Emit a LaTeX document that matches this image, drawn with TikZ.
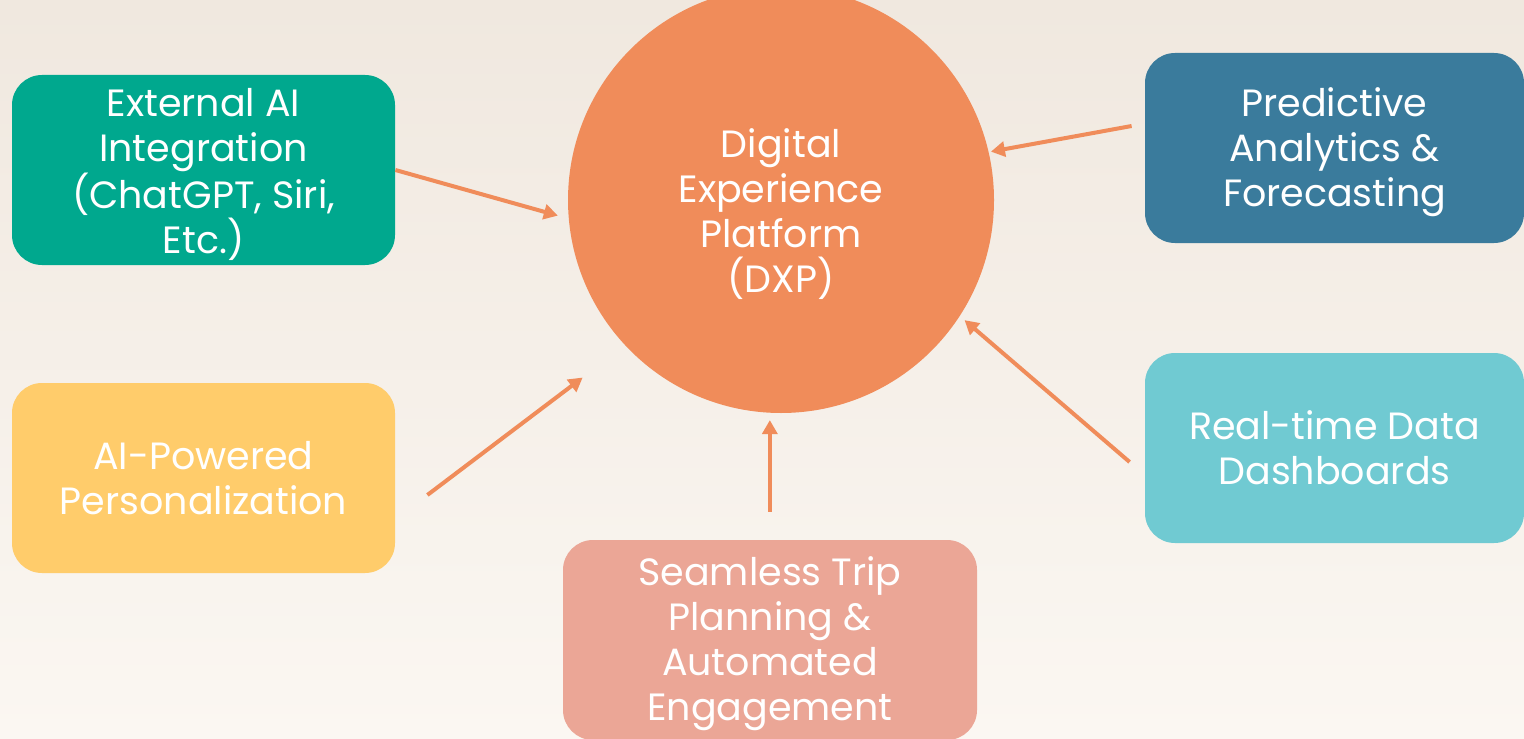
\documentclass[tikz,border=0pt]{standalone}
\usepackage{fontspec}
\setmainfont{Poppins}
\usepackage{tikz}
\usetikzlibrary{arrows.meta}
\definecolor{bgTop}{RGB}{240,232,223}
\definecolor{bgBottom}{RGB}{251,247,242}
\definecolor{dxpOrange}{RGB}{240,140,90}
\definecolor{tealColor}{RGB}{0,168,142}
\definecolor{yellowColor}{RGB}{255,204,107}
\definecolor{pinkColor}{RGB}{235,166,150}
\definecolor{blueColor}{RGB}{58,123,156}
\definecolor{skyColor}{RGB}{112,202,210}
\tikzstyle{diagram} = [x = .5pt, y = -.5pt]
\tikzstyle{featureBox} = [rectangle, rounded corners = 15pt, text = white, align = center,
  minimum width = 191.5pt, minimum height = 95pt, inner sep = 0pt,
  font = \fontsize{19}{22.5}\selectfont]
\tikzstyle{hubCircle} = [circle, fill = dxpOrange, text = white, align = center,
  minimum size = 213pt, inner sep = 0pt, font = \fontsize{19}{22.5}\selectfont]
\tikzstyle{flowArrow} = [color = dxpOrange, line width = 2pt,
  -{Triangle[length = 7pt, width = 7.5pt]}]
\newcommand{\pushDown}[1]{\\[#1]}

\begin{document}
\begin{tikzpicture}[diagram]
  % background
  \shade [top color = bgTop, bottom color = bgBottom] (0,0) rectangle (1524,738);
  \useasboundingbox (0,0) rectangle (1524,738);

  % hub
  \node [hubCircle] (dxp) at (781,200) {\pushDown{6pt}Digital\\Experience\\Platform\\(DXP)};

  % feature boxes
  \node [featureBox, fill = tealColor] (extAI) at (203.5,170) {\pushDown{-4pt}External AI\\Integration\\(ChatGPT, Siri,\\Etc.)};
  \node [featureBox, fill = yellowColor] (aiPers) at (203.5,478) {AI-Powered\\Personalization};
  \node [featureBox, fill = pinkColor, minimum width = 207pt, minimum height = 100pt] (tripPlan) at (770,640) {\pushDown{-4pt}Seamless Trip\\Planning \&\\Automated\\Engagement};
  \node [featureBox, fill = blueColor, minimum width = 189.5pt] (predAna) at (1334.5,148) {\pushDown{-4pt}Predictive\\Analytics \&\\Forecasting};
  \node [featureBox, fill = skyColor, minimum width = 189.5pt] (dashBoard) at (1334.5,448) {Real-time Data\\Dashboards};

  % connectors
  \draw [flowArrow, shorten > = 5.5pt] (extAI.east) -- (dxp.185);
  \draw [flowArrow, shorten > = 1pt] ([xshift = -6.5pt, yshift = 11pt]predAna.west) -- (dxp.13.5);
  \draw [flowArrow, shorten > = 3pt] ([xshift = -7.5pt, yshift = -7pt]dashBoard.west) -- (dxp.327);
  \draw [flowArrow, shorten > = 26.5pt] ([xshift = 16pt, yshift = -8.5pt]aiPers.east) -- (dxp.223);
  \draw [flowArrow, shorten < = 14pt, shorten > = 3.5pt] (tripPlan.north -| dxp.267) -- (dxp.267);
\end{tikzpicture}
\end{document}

--

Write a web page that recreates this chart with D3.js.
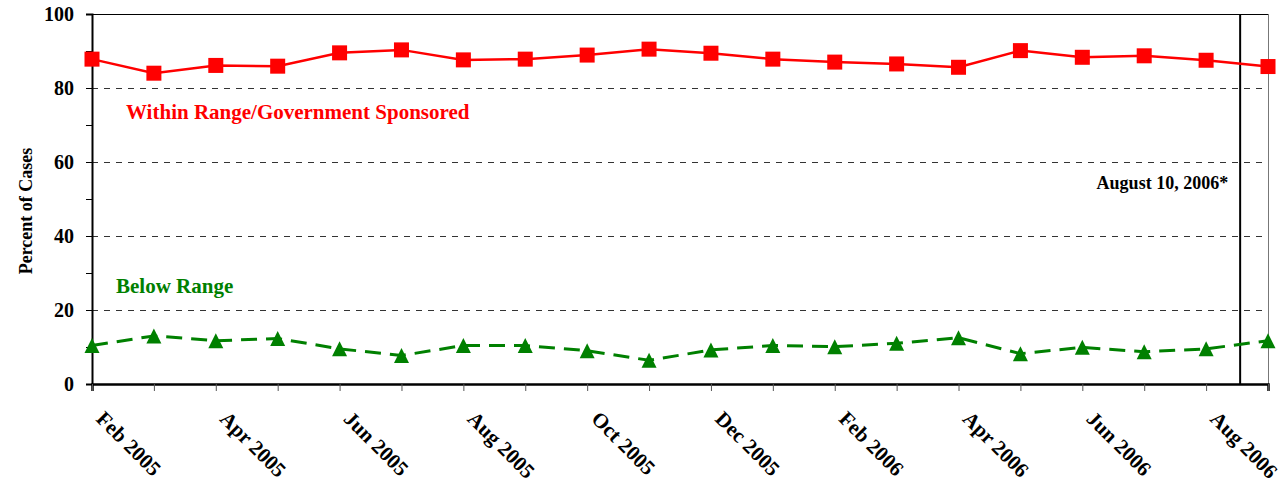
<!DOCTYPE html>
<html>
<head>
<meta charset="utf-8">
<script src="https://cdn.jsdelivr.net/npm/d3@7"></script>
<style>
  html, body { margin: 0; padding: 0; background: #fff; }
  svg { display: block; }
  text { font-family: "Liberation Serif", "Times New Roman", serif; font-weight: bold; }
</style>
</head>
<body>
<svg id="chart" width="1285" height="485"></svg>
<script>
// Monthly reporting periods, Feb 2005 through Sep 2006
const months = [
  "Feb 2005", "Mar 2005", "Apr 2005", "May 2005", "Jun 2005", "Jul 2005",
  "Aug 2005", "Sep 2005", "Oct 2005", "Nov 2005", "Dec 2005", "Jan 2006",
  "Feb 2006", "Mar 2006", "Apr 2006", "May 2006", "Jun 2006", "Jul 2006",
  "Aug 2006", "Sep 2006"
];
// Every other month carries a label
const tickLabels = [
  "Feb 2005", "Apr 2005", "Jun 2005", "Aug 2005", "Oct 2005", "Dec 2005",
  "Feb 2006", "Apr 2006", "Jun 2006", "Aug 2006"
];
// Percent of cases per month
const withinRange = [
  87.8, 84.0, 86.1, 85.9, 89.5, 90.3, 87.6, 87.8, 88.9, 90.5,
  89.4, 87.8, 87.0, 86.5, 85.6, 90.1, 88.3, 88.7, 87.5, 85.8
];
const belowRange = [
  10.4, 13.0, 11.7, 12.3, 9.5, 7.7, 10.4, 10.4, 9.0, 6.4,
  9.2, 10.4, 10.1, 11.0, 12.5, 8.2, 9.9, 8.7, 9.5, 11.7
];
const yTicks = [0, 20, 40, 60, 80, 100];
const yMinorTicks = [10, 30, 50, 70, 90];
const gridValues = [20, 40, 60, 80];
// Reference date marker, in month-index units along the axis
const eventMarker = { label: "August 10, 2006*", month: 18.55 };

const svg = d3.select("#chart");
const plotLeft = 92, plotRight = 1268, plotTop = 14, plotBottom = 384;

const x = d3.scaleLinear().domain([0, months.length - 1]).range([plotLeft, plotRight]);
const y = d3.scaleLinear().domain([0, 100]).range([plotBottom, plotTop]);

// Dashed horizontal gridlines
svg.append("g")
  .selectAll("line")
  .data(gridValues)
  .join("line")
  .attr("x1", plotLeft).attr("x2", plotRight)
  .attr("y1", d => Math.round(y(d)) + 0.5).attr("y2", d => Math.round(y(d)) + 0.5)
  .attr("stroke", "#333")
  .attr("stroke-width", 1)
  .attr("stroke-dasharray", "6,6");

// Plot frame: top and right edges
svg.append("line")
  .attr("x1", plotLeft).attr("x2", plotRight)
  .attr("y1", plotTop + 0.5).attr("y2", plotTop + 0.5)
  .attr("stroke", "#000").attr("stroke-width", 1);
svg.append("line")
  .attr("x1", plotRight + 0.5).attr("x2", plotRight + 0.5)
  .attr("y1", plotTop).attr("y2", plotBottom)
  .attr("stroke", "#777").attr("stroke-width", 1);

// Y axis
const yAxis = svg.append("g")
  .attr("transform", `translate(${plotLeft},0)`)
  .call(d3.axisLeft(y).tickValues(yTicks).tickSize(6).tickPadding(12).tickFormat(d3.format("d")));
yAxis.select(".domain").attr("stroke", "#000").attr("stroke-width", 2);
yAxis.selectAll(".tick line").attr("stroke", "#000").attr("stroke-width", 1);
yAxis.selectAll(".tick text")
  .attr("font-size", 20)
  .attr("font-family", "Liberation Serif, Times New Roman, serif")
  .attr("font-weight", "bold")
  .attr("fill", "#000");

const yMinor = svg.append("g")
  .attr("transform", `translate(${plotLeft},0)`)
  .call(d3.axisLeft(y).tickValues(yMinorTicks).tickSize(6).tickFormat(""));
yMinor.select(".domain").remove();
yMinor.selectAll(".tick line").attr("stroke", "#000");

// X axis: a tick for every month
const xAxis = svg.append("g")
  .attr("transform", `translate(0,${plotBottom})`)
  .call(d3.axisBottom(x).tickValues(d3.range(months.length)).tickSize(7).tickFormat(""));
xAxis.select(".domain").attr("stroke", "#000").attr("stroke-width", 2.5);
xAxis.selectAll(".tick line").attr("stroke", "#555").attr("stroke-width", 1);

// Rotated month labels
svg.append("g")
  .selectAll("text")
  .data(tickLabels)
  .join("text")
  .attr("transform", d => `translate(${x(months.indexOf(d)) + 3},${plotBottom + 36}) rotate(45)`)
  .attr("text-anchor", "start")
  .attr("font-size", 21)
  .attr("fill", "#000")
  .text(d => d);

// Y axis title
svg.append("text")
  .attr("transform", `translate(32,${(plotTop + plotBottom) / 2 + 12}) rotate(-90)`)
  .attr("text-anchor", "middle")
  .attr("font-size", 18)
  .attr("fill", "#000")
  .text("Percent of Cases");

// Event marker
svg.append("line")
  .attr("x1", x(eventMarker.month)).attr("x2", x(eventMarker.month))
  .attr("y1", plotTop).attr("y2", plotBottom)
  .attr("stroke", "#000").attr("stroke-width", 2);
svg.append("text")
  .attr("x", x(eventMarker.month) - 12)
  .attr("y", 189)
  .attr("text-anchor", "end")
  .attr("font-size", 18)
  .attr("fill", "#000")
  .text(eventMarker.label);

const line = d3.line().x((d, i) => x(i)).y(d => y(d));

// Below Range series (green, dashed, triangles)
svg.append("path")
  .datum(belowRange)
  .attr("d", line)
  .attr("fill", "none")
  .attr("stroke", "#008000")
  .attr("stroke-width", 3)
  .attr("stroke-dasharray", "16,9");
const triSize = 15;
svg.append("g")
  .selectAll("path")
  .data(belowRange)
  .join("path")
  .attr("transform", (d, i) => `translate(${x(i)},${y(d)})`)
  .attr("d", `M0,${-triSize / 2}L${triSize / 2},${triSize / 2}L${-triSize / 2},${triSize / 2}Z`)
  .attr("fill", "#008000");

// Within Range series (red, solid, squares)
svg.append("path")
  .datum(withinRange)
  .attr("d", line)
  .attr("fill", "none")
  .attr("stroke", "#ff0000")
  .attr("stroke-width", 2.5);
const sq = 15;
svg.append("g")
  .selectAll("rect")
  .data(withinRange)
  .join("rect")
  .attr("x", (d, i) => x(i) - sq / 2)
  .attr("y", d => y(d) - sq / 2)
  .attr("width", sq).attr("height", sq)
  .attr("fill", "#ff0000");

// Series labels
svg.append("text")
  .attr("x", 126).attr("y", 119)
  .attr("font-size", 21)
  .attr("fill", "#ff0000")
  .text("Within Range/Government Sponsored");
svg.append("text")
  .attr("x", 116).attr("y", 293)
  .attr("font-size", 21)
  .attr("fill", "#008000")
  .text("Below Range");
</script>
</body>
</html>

◆ Set problem ◆
Set down nothing but the lines from the one holding "Emit a LaTeX" through the one holding "[hubCircle] (dxp) at", both included, exactly as they appear; any picture is left out.

◆ Exercise solution ◆
Emit a LaTeX document that matches this image, drawn with TikZ.
\documentclass[tikz,border=0pt]{standalone}
\usepackage{fontspec}
\setmainfont{Poppins}
\usepackage{tikz}
\usetikzlibrary{arrows.meta}
\definecolor{bgTop}{RGB}{240,232,223}
\definecolor{bgBottom}{RGB}{251,247,242}
\definecolor{dxpOrange}{RGB}{240,140,90}
\definecolor{tealColor}{RGB}{0,168,142}
\definecolor{yellowColor}{RGB}{255,204,107}
\definecolor{pinkColor}{RGB}{235,166,150}
\definecolor{blueColor}{RGB}{58,123,156}
\definecolor{skyColor}{RGB}{112,202,210}
\tikzstyle{diagram} = [x = .5pt, y = -.5pt]
\tikzstyle{featureBox} = [rectangle, rounded corners = 15pt, text = white, align = center,
  minimum width = 191.5pt, minimum height = 95pt, inner sep = 0pt,
  font = \fontsize{19}{22.5}\selectfont]
\tikzstyle{hubCircle} = [circle, fill = dxpOrange, text = white, align = center,
  minimum size = 213pt, inner sep = 0pt, font = \fontsize{19}{22.5}\selectfont]
\tikzstyle{flowArrow} = [color = dxpOrange, line width = 2pt,
  -{Triangle[length = 7pt, width = 7.5pt]}]
\newcommand{\pushDown}[1]{\\[#1]}

\begin{document}
\begin{tikzpicture}[diagram]
  % background
  \shade [top color = bgTop, bottom color = bgBottom] (0,0) rectangle (1524,738);
  \useasboundingbox (0,0) rectangle (1524,738);

  % hub
  \node [hubCircle] (dxp) at (781,200) {\pushDown{6pt}Digital\\Experience\\Platform\\(DXP)};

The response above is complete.